The Organ Pipe Cactus National Monument in Arizona is not just a nature area, it's also a crossing point for illegal immigrants and drug dealers.
Sean King
U.S. Border Patrol Agent Sean King patrols a trail cut by illegal immigrants inside Organ Pipe Cactus National Monument near Lukeville, Ariz.Matt York / AP file
/ Source: The Associated Press

Drug smugglers fleeing Mexican police crossed into this desert park and fatally shot a ranger four years ago, prompting officials to build a 30-mile vehicle barrier.

That steel-and-concrete wall stops most cars from speeding in from Mexico. But drug and human traffickers have switched to rural entryways into Arizona.

Thousands of people now cross on foot. They leave piles of trash, build fires, damage the park’s famous cacti and create countless trails through the fragile desert vegetation.

Park workers spend most of their time backing up Border Patrol officers and dealing with border issues.

“This tears my heart out, seeing the impacts on this place,” Organ Pipe superintendent Kathy Billings said as she surveyed a fresh track through coarse sand.

The problems are not just on the border. After the attacks of Sept. 11, 2001, the government added new homeland security responsibilities at national icons such as the Washington Monument, Independence Hall and Mount Rushmore.

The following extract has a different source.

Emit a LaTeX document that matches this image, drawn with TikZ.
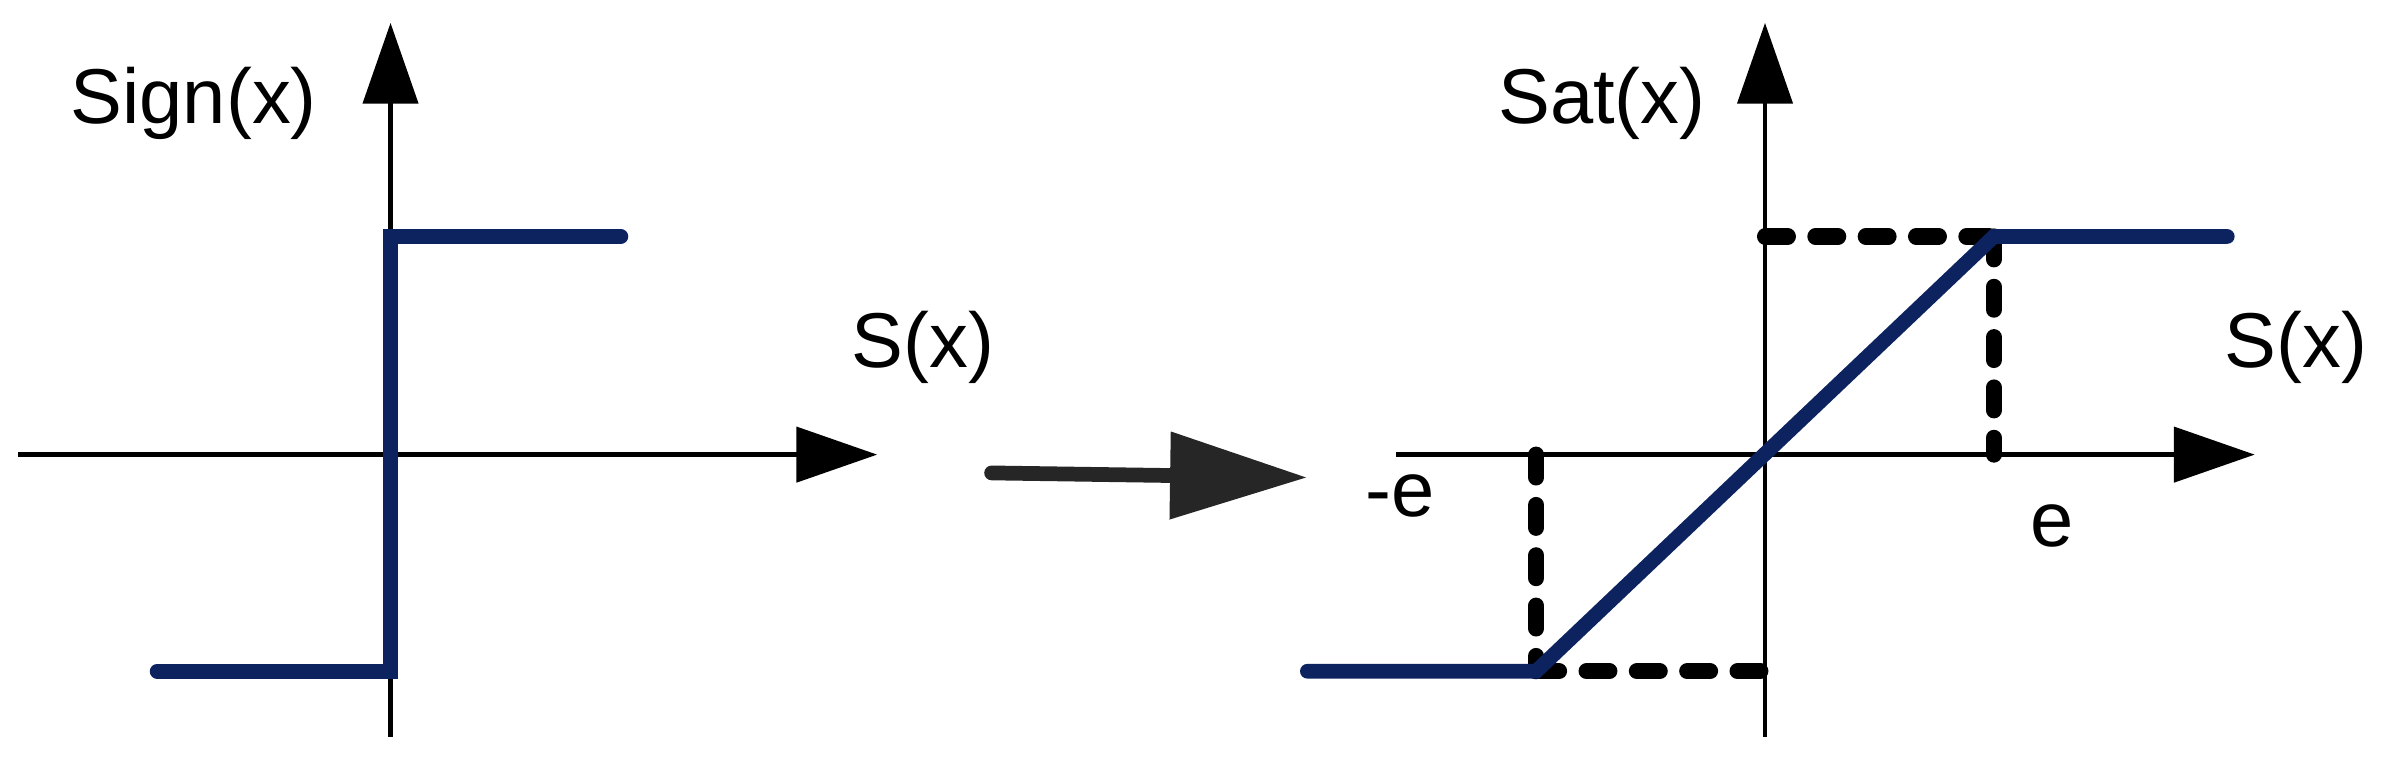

Since 2001, the Park Service has received an additional $35 million in annual money for such duties. The government also provided $91 million in one-time dollars for icon parks and $18 million for Organ Pipe’s barrier.

But superintendents say the costs are much higher. Rangers are pulled from other duties to help patrol. Managers at Organ Pipe, for example, spend about $100,000 a year from its maintenance budget to repair the vehicle barrier and an adjoining road.

“We’d like to see the Park Service reimbursed,” said Blake Selzer of the National Parks Conservation Association, an advocacy group. “To truly address this issue, the amount of money is going to have to go up.”

Homeland security, such as increased protections from illegal immigration, is a “a newly identified priority,” said deputy Interior Secretary Lynn Scarlett.

Despite five years of public discussions and congressional hearings about new expenses, the Park Service could not provide The Associated Press with a detailed wish list of budget requests from the parks since Sept. 11, 2001. Nor could the agency provide an itemized tally of how such money has been spent on these new duties.

The only information available was the lump total provided to parks.

An agency spokesman said the details were kept by the individual parks or at the regional level and not in Washington.

“We have management controls and checks and balances with respect to funding of projects and operation expenses,” spokesman David Barna said. “And we trust our employees to do the right thing.”